Egyptian law requires that all conversions be registered at Al-Azhar and then validated with the security police, the State Security Investigation (SSI).

Mr William said Theresa, aged 19 years, had not fulfilled the legal prerequisite of meeting with a Coptic priest at least once before converting to Islam:

"If she really chose to convert to Islam, why did she not participate in the required counselling session?" the lawyer asked.

The attorney said that if Theresa's kidnappers attempted to register her conversion, he would contest the move on legal grounds. But in the meantime he said the 'collusion of the security authorities' was making it impossible to even verify whether the Christian woman dropped out of school at Cairo's Secretarial Academy of her own free will in order to live with the Sa'eed family.

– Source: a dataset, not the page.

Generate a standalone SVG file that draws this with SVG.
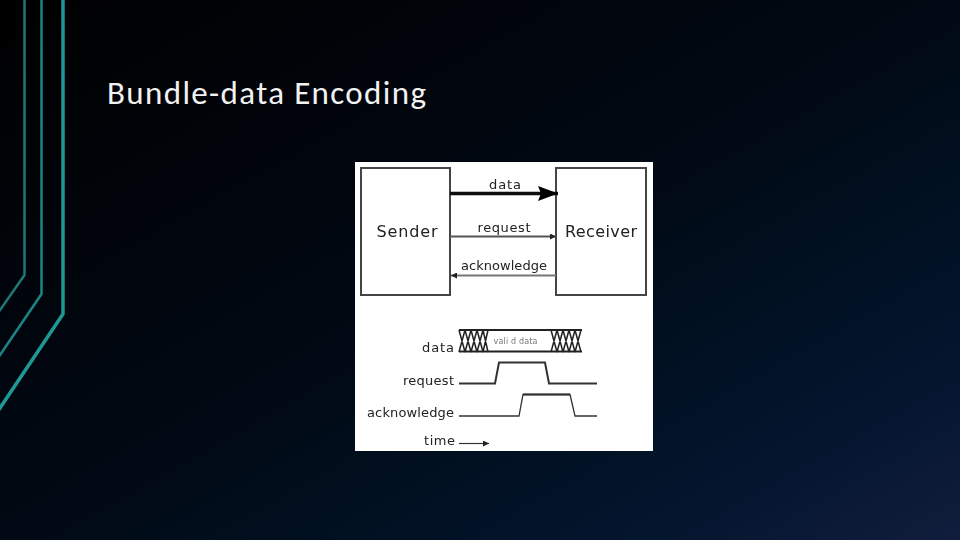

Things like this really shock me; I know that there is persecution in the world but it still hits me hard when I read such a personal account.

“What must they have done to her?”
“What would I do; would I have cracked?”
“How are the family coping?”


These thoughts constantly parade themselves through the forefront of my mind. This only makes me feel worse about myself. We have all this freedom, all this influence in society; but what do we do with it? Do we proclaim Christ from the rafters or cower behind the nearest shelter? What must we do?

Please pray for Theresa Ghattass Kamal. Pray that the Lord would uplift her.